Hello again. I'm fed so I'm good for a little while. I've always been known as the bottomless pit. Won a pig trophy when I was 12 in a sub eating contest. You sound as skinny and boney as I was in my 20's. I'm still a little underweight right now but I'm slowly getting to my goal of 112. I'm 5'2".
The first step in the process is confirming the elevated FT4 and normal TSH to rule out lab error or interferring antibodies or things like that. Usually two or three runs of the TSH, FT4 and FT3 (not the total T3 you had run) that show the same anomoly starts the process going. The rest of the process, actually written by the guys in chicago that your endo's talking about, can be found online at http://thyroidmanager.org/Chapter16/16d-frame.htm
It's the most authoritative source to be found on the condition. It's highly technical but if you read thru it, you should be able to pick up little bits and pieces. Don't let the big words intimidate you. Just skim over em. It's not necessary to learn everything at once. There's a few things in english in there and what you don't understand, just ask.
The other thing you want to do is make sure that you get copies of all your labs. See if you can get your former labs too. It's easier to track your progress if you have something to refer back to.
How'd you feel on the tapazole? I went thru three years on anti-thyroid meds and to be honest, most of the time felt like total crap. It was like a trip thru hell but they kept changing doses on me cause my tsh kept skyrocketing while I stayed hyper. It drove em nuts. I was finally put on beta blockers by a gp and maintained real well for about 15 years. It got out of control again a little over 2 years ago after a case of shingles. Do you find your symptoms flare and settle some over time?

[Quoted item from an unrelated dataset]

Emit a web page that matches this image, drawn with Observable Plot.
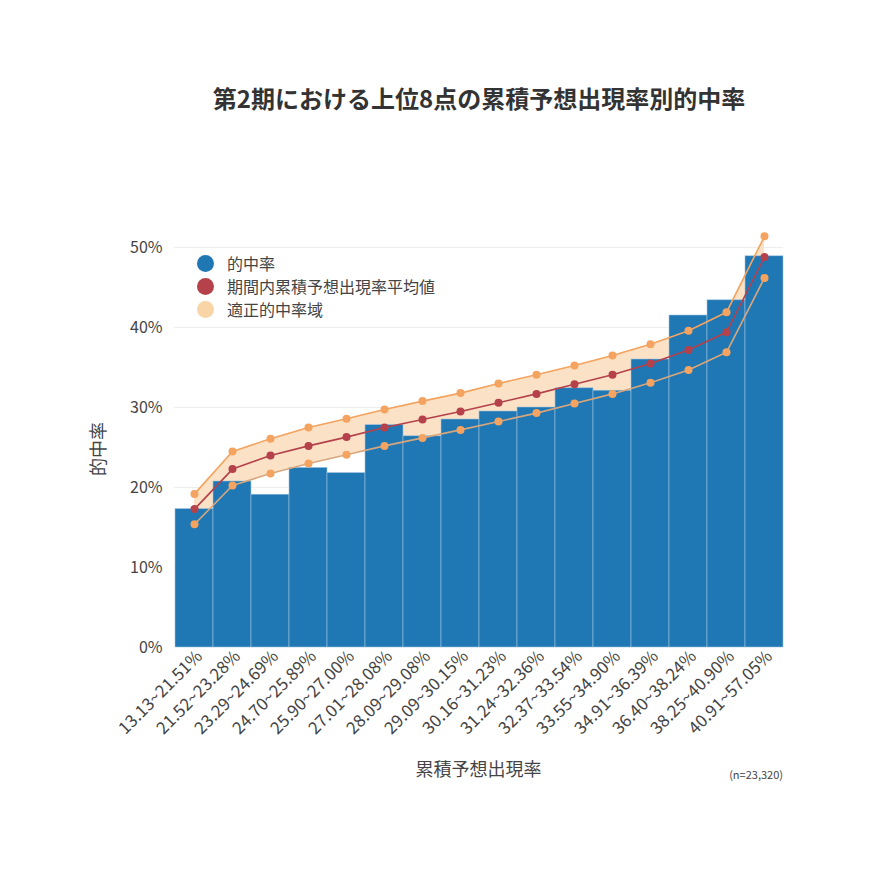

I think you're right. All those symptoms are probably from your thyroid. They sound very familiar. You wouldn't believe the number of docs who thought I was out of my mind.
It usually is an inherited condition (80%) so if you've got it, your mom probably does too if she has a thyroid disorder. The majority of patients are misdiagnosed as having graves.
Yeah, they can only treat symptoms. It's a genetic defect that cannot be fixed. However, the hardest part of the entire thing is getting a diagnosis instead of a label of being crazy or being misdiagnosed and improperly treated. Once that's done, things get a lot better. Beta blockers do wonders. I use atenolol and am allowed to take extra if needed and kind of adjust it up and down. I take propranolol if things get real ruff. In february I started taking cytomel which is a synthetic form of T3 on top of the atenolol. In april, one of my sisters saw me for the first time in about 5 years and wanted to know what had happened cause she'd never seen me sit still my life. Everyone's commenting on how much better I look and I can't believe how much better I feel. So stop worrying about that part. Getting rid of the symptoms is great.
Just hang in there and please keep me posted. I've been looking a long time for someone who's been thru it too.